Os ensinamentos desse sábio indígena servem para todos nós. Quando vejo as coisas na minha modesta dimensão pessoal, a vida de meus entes queridos, a Cassi, o mundo do trabalho e o sindicalismo, as empresas públicas como o Banco do Brasil onde passei boa parte de minha vida, as questões do mundo das letras etc, vejo muita incerteza em relação ao amanhã. 

CONCLUO - Pelo andar da carruagem na política brasileira para 2022 e adiante, me parece que talvez só queiramos voltar à "normalidade" quando vejo a ligação de Lula com Alckmin, apoiada por boa parte do movimento de "esquerda". Essa insistência numa suposta conciliação de classes (para mim rompida após 2016) demonstra que NÃO queremos mudar nada!

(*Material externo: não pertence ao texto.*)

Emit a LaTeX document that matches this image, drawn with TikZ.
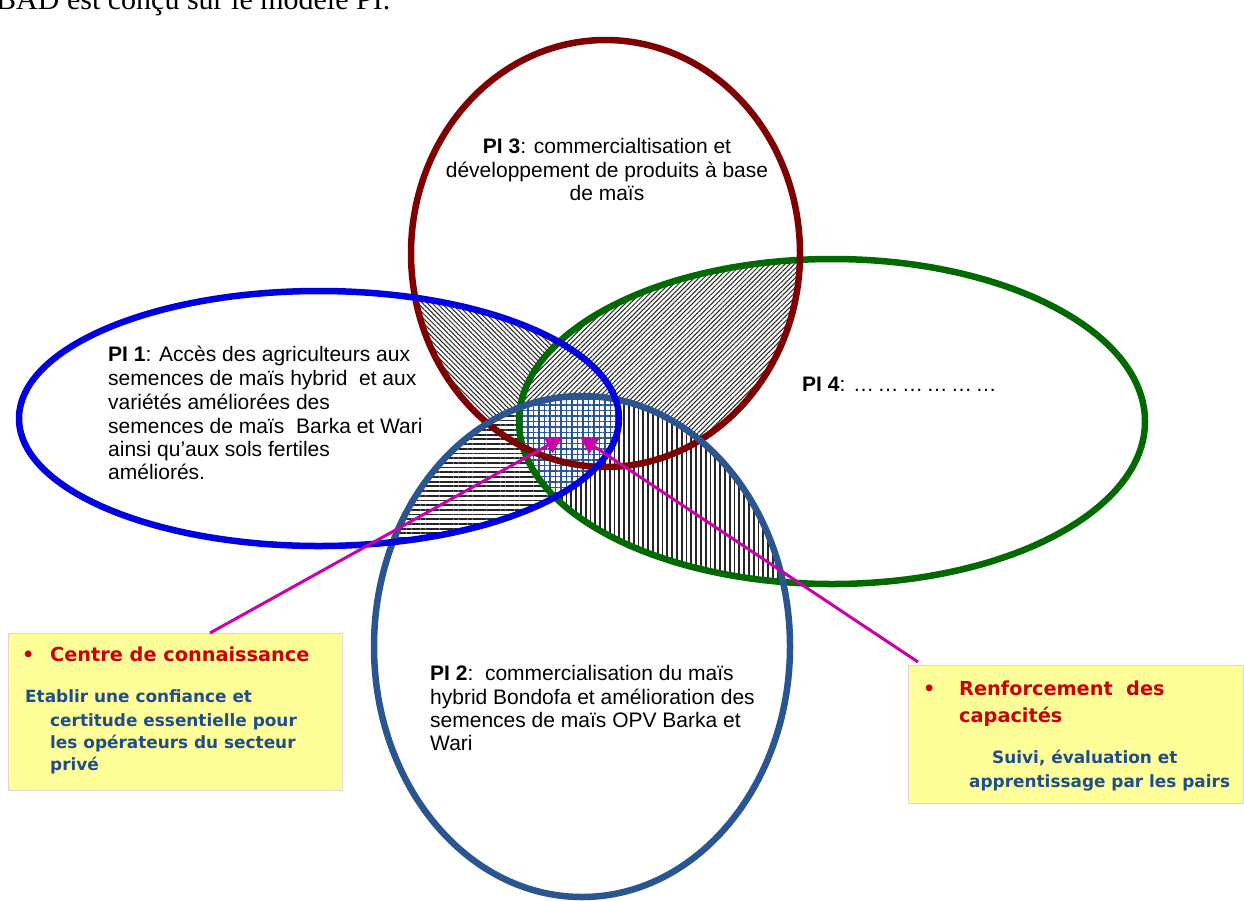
\documentclass[tikz,border=0pt]{standalone}
\usepackage{fontspec}
\setmainfont{Liberation Sans}
\newfontfamily\serifface{Liberation Serif}
\newfontfamily\boxface{DejaVu Sans}
\usetikzlibrary{patterns.meta,arrows.meta}
\definecolor{pired}{HTML}{7F0000}
\definecolor{piblue}{HTML}{0000E0}
\definecolor{pigreen}{HTML}{006A00}
\definecolor{pinavy}{HTML}{2B5591}
\definecolor{magarrow}{HTML}{CC00AA}
\definecolor{boxyellow}{HTML}{FFFF99}
\definecolor{boxred}{HTML}{CC0000}
\definecolor{boxblue}{HTML}{1F4E8C}
\def\elA{(319,418.5) ellipse [x radius=300pt, y radius=127.5pt]}
\def\elB{(582,646.5) ellipse [x radius=208pt, y radius=250.5pt]}
\def\elC{(605.5,253.5) ellipse [x radius=194.5pt, y radius=213.5pt]}
\def\elD{(832,421.5) ellipse [x radius=313pt, y radius=162.5pt]}
\begin{document}
\begin{tikzpicture}[x=1pt,y=-1pt,
  ring/.style={line width=6.5pt},
  pitext/.style={anchor=base west, inner sep=0pt, font=\fontsize{21pt}{24pt}\selectfont},
  pictext/.style={anchor=base, inner sep=0pt, font=\fontsize{21pt}{24pt}\selectfont},
  notebox/.style={fill=boxyellow, draw=black!15, line width=0.8pt, anchor=north west, inner sep=0pt},
  redline/.style={anchor=base west, inner sep=0pt, text=boxred, font=\boxface\bfseries\fontsize{19.3pt}{22pt}\selectfont},
  blueline/.style={anchor=base west, inner sep=0pt, text=boxblue, font=\boxface\bfseries\fontsize{16.9pt}{20pt}\selectfont},
  pointer/.style={draw=magarrow, line width=3pt, -{Triangle[length=17pt,width=17pt]}},
  diagNW/.style={pattern={Lines[angle=-45,distance=3.4pt,line width=1pt]}, pattern color=black!85},
  diagNE/.style={pattern={Lines[angle=45,distance=3.4pt,line width=1pt]}, pattern color=black!85},
  horiz/.style={pattern={Lines[angle=0,distance=4.7pt,line width=1.8pt]}, pattern color=black!85},
  vert/.style={pattern={Lines[angle=90,distance=4.8pt,line width=1.8pt]}, pattern color=black!85},
  gridfill/.style={pattern={Hatch[angle=0,distance=5.5pt,line width=1.2pt]}, pattern color=pinavy}
]
\useasboundingbox (0,0) rectangle (1244,900);
\clip (0,0) rectangle (1244,900);
\fill[white] (0,0) rectangle (1244,900);
% heading (cut off at top, as in the reference)
\node[anchor=base west, inner sep=0pt, font=\serifface\fontsize{30pt}{36pt}\selectfont] (heading) at (-4,9) {BAD est conçu sur le modèle PI.};
% hatched overlaps
\begin{scope}\clip \elC; \fill[diagNW] \elA; \end{scope}
\begin{scope}\clip \elC; \fill[white] \elD; \fill[diagNE] \elD; \end{scope}
\begin{scope}\clip \elA; \fill[white] \elB; \fill[horiz] \elB; \end{scope}
\begin{scope}\clip \elD; \fill[white] \elB; \fill[vert] \elB; \end{scope}
\begin{scope}\clip \elA; \clip \elB; \fill[white] \elD; \fill[gridfill] \elD; \end{scope}
% rings
\draw[ring, pigreen] \elD;
\draw[ring, pired] \elC;
\draw[ring, pinavy] \elB;
\draw[ring, piblue] \elA;
% PI 3 text
\node[pictext] (p3a) at (607,153) {\textbf{PI 3}: commercialtisation et};
\node[pictext] (p3b) at (607,177) {développement de produits à base};
\node[pictext] (p3c) at (607,200) {de maïs};
% PI 1 text
\node[pitext] (p1a) at (108,361) {\textbf{PI 1}: Accès des agriculteurs aux};
\node[pitext] (p1b) at (108,385) {semences de maïs hybrid\ \ et aux};
\node[pitext] (p1c) at (108,409) {variétés améliorées des};
\node[pitext] (p1d) at (108,433) {semences de maïs\ \ Barka et Wari};
\node[pitext] (p1e) at (108,456) {ainsi qu'aux sols fertiles};
\node[pitext] (p1f) at (108,479) {améliorés.};
% PI 4 text
\node[pitext] (p4a) at (802,391) {\textbf{PI 4}: …\,…\,…\,…\,…\,…};
% PI 2 text
\node[pitext] (p2a) at (430,680) {\textbf{PI 2}:\ \ commercialisation du maïs};
\node[pitext] (p2b) at (430,704) {hybrid Bondofa et amélioration des};
\node[pitext] (p2c) at (430,727) {semences de maïs OPV Barka et};
\node[pitext] (p2d) at (430,750) {Wari};
% note boxes
\node[notebox, minimum width=334pt, minimum height=157pt] (box1) at (8,633) {};
\node[notebox, minimum width=335pt, minimum height=138pt] (box2) at (908,665) {};
\node[redline] (b1bul) at (22,661) {•};
\node[redline] (b1t) at (50,661) {Centre de connaissance};
\node[blueline] (b1a) at (25,702) {Etablir une confiance et};
\node[blueline] (b1b) at (50,726) {certitude essentielle pour};
\node[blueline] (b1c) at (50,748) {les opérateurs du secteur};
\node[blueline] (b1d) at (50,770) {privé};
\node[redline] (b2bul) at (923,695) {•};
\node[redline] (b2t) at (959,695) {Renforcement\ \ des};
\node[redline] (b2u) at (959,722) {capacités};
\node[blueline] (b2a) at (992,763) {Suivi, évaluation et};
\node[blueline] (b2b) at (969,787) {apprentissage par les pairs};
% pointers
\coordinate (s1) at (210,633);
\coordinate (t1) at (563,437);
\coordinate (s2) at (918,662);
\coordinate (t2) at (580,437);
\draw[pointer] (s1) -- (t1);
\draw[pointer] (s2) -- (t2);
\end{tikzpicture}
\end{document}
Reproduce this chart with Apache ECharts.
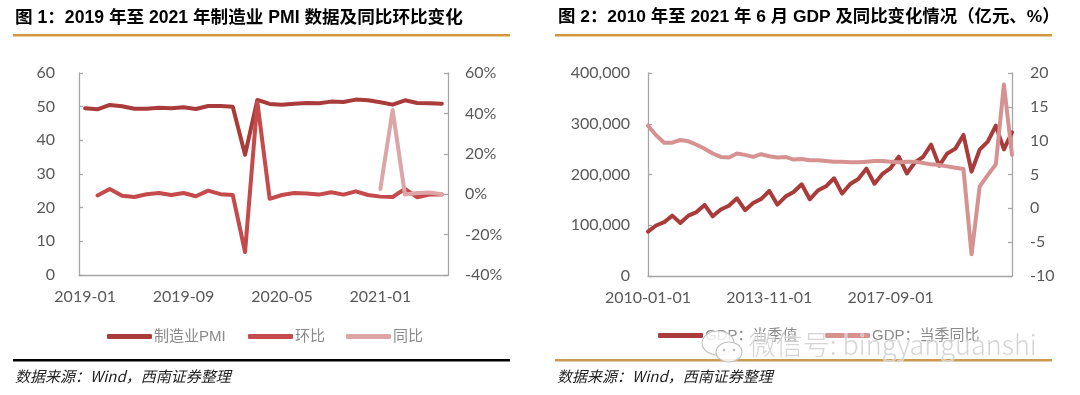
<!DOCTYPE html>
<html>
<head>
<meta charset="utf-8">
<script src="https://cdn.jsdelivr.net/npm/echarts@6/dist/echarts.min.js"></script>
<style>
html,body{margin:0;padding:0;background:#fff;}
#c{width:1080px;height:395px;}
</style>
</head>
<body>
<div id="c"></div>
<script>
// ---- Figure 1 data ----
var pmiMonths = ['2019-01','2019-02','2019-03','2019-04','2019-05','2019-06','2019-07','2019-08','2019-09','2019-10','2019-11','2019-12',
  '2020-01','2020-02','2020-03','2020-04','2020-05','2020-06','2020-07','2020-08','2020-09','2020-10','2020-11','2020-12',
  '2021-01','2021-02','2021-03','2021-04','2021-05','2021-06'];
var pmiValues = [49.5,49.2,50.5,50.1,49.4,49.4,49.7,49.5,49.8,49.3,50.2,50.2,50.0,35.7,52.0,50.8,50.6,50.9,51.1,51.0,51.5,51.4,52.1,51.9,51.3,50.6,51.9,51.1,51.0,50.9];
var pmiMoM = [null,-0.6,2.6,-0.8,-1.4,0.0,0.6,-0.4,0.6,-1.0,1.8,0.0,-0.4,-28.6,45.7,-2.3,-0.4,0.6,0.4,-0.2,1.0,-0.2,1.4,-0.4,-1.2,-1.4,2.6,-1.5,-0.2,-0.2];
var pmiYoY = [null,null,null,null,null,null,null,null,null,null,null,null,null,null,null,null,null,null,null,null,null,null,null,null,2.6,41.7,-0.2,0.6,0.8,0.0];
var pmiLeftTicks = [0,10,20,30,40,50,60];
var pmiRightTicks = ['-40%','-20%','0%','20%','40%','60%'];

// ---- Figure 2 data ----
var gdpQuarters = ['2010Q1','2010Q2','2010Q3','2010Q4','2011Q1','2011Q2','2011Q3','2011Q4','2012Q1','2012Q2','2012Q3','2012Q4',
  '2013Q1','2013Q2','2013Q3','2013Q4','2014Q1','2014Q2','2014Q3','2014Q4','2015Q1','2015Q2','2015Q3','2015Q4',
  '2016Q1','2016Q2','2016Q3','2016Q4','2017Q1','2017Q2','2017Q3','2017Q4','2018Q1','2018Q2','2018Q3','2018Q4',
  '2019Q1','2019Q2','2019Q3','2019Q4','2020Q1','2020Q2','2020Q3','2020Q4','2021Q1','2021Q2'];
var gdpValue = [87500,99500,106000,119000,104500,119000,126000,140000,117600,131000,138500,153000,
  129700,143700,152000,167500,140600,156500,165500,180700,151100,168500,176700,192600,
  162400,181400,191000,211600,181900,201300,212800,235400,202000,223900,234500,258800,
  217200,241500,251000,278000,205700,248900,264900,296300,249300,282900];
var gdpYoY = [12.2,10.8,9.7,9.7,10.1,9.9,9.4,8.8,8.1,7.6,7.5,8.1,7.9,7.6,8.0,7.7,7.5,7.6,7.2,7.3,7.1,7.1,7.0,6.9,
  6.9,6.8,6.8,6.9,7.0,7.0,6.9,6.8,6.9,6.9,6.7,6.5,6.4,6.2,6.0,5.8,-6.8,3.2,4.9,6.5,18.3,7.9];
var gdpTickLabels = ['2010-01-01','2013-11-01','2017-09-01'];
var gdpTickIndex = [0,15,30];

var C_DARK = '#a93b3b', C_MID = '#c44a4b', C_LIGHT = '#dda5a5', C_GDPYOY = '#d69191';
var AX = '#a6a6a6', LBL = '#595959';
var NUMF = 'Lato, "Liberation Sans", sans-serif';
var CJK = '"Liberation Sans", "Noto Sans CJK SC", sans-serif';

var chart = echarts.init(document.getElementById('c'), null, {renderer:'canvas'});

function yAxisBase(extra){
  var o = {
    type:'value',
    axisLine:{show:true, lineStyle:{color:AX, width:1.3}},
    axisTick:{show:true, inside:true, length:4, lineStyle:{color:AX, width:1.3}},
    splitLine:{show:false},
    axisLabel:{color:LBL, fontSize:16, fontFamily:NUMF}
  };
  for (var k in extra) o[k] = extra[k];
  return o;
}
function legendItem(name, left, top){
  return {data:[name], left:left, top:top, itemWidth:45, itemHeight:5, icon:'roundRect',
    textStyle:{color:'#8a8a8a', fontSize:15, fontFamily:CJK, padding:[0,0,0,-3]}};
}

var option = {
  animation:false,
  backgroundColor:'#fff',
  grid:[
    {left:79, right:632, top:73, bottom:120},
    {left:648, right:68, top:73, bottom:119}
  ],
  xAxis:[
    {type:'category', gridIndex:0, data:pmiMonths, boundaryGap:true,
     axisLine:{show:true, lineStyle:{color:AX, width:1.3}}, axisTick:{show:false},
     axisLabel:{interval:7, color:LBL, fontSize:16, fontFamily:NUMF, margin:14}},
    {type:'category', gridIndex:1, data:gdpQuarters, boundaryGap:false,
     axisLine:{show:true, lineStyle:{color:AX, width:1.3}}, axisTick:{show:false},
     axisLabel:{color:LBL, fontSize:16, fontFamily:NUMF, margin:14,
       interval:function(i){ return gdpTickIndex.indexOf(i) >= 0; },
       formatter:function(v, i){ var k = gdpTickIndex.indexOf(i); return k >= 0 ? gdpTickLabels[k] : ''; }}}
  ],
  yAxis:[
    yAxisBase({gridIndex:0, position:'left', min:pmiLeftTicks[0], max:pmiLeftTicks[pmiLeftTicks.length-1], interval:10,
      axisLabel:{color:LBL, fontSize:16, fontFamily:NUMF, margin:24}}),
    yAxisBase({gridIndex:0, position:'right', min:-40, max:60, interval:20,
      axisLabel:{color:LBL, fontSize:16, fontFamily:NUMF, margin:17,
        formatter:function(v){ var i = Math.round((v+40)/20); return pmiRightTicks[i]; }}}),
    yAxisBase({gridIndex:1, position:'left', min:0, max:400000, interval:100000,
      axisLabel:{color:LBL, fontSize:16, fontFamily:NUMF, margin:18,
        formatter:function(v){ return v.toString().replace(/\B(?=(\d{3})+(?!\d))/g, ','); }}}),
    yAxisBase({gridIndex:1, position:'right', min:-10, max:20, interval:5,
      axisLabel:{color:LBL, fontSize:16, fontFamily:NUMF, margin:18}})
  ],
  legend:[
    legendItem('制造业PMI', 102, 324),
    legendItem('环比', 243, 324),
    legendItem('同比', 341, 324),
    legendItem('GDP：当季值', 653, 323),
    legendItem('GDP：当季同比', 820, 323)
  ],
  series:[
    {name:'制造业PMI', type:'line', xAxisIndex:0, yAxisIndex:0, data:pmiValues, showSymbol:false,
     lineStyle:{color:C_DARK, width:4, join:'round', cap:'round'}, itemStyle:{color:C_DARK}},
    {name:'环比', type:'line', xAxisIndex:0, yAxisIndex:1, data:pmiMoM, showSymbol:false,
     lineStyle:{color:C_MID, width:4, join:'round', cap:'round'}, itemStyle:{color:C_MID}},
    {name:'同比', type:'line', xAxisIndex:0, yAxisIndex:1, data:pmiYoY, showSymbol:false,
     lineStyle:{color:C_LIGHT, width:4, join:'round', cap:'round'}, itemStyle:{color:C_LIGHT}},
    {name:'GDP：当季值', type:'line', xAxisIndex:1, yAxisIndex:2, data:gdpValue, showSymbol:false,
     lineStyle:{color:C_DARK, width:4, join:'round', cap:'round'}, itemStyle:{color:C_DARK}},
    {name:'GDP：当季同比', type:'line', xAxisIndex:1, yAxisIndex:3, data:gdpYoY, showSymbol:false,
     lineStyle:{color:C_GDPYOY, width:4, join:'round', cap:'round'}, itemStyle:{color:C_GDPYOY}}
  ],
  graphic:[
    {type:'text', left:15, top:9, style:{text:'图 1：2019 年至 2021 年制造业 PMI 数据及同比环比变化', fill:'#000',
      font:'bold 17.6px "Liberation Sans", "Noto Sans CJK SC", sans-serif'}},
    {type:'text', left:558, top:9, style:{text:'图 2：2010 年至 2021 年 6 月 GDP 及同比变化情况（亿元、%）', fill:'#000',
      font:'bold 17.4px "Liberation Sans", "Noto Sans CJK SC", sans-serif'}},
    {type:'rect', shape:{x:13, y:34, width:497, height:2.5}, style:{fill:'#d1973e'}},
    {type:'rect', shape:{x:555, y:34, width:497, height:2.5}, style:{fill:'#d1973e'}},
    {type:'rect', shape:{x:13, y:359, width:497, height:2.5}, style:{fill:'#000'}},
    {type:'rect', shape:{x:555, y:359, width:497, height:2.5}, style:{fill:'#c99a52'}},
    {type:'text', left:15, top:369, style:{text:'数据来源：Wind，西南证券整理', fill:'#222',
      font:'italic 15px "Noto Sans CJK SC", sans-serif'}},
    {type:'text', left:557, top:369, style:{text:'数据来源：Wind，西南证券整理', fill:'#222',
      font:'italic 15px "Noto Sans CJK SC", sans-serif'}},
    // watermark
    {type:'ellipse', shape:{cx:718, cy:343, rx:16, ry:12}, style:{fill:'rgba(255,255,255,0.8)', stroke:'#c2c2c2', lineWidth:1.2}, z:100},
    {type:'ellipse', shape:{cx:729, cy:352, rx:13, ry:10}, style:{fill:'rgba(255,255,255,0.85)', stroke:'#c2c2c2', lineWidth:1.2}, z:101},
    {type:'circle', shape:{cx:724, cy:350, r:1.3}, style:{fill:'#bbb'}, z:102},
    {type:'circle', shape:{cx:734, cy:350, r:1.3}, style:{fill:'#bbb'}, z:102},
    {type:'text', left:748, top:330, z:103, style:{text:'微信号: bingyanguanshi', fill:'rgba(195,195,195,0.7)',
      stroke:'rgba(255,255,255,0.6)', lineWidth:1.5, font:'300 27px "Noto Sans CJK SC", sans-serif'}}
  ]
};
chart.setOption(option);
</script>
</body>
</html>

Não queremos avançar rumo a outra forma de vida social, não queremos abandonar o capitalismo, que segue inviabilizando a vida na Terra. Só queremos continuar a destruição do mundo pelo capitalismo... Isso é foda!

Obrigado, Ailton Krenak, por compartilhar um pouco de sua sabedoria conosco.

William


Bibliografia:

KRENAK, Ailton. O amanhã não está à venda. São Paulo. Companhia das Letras, 2020.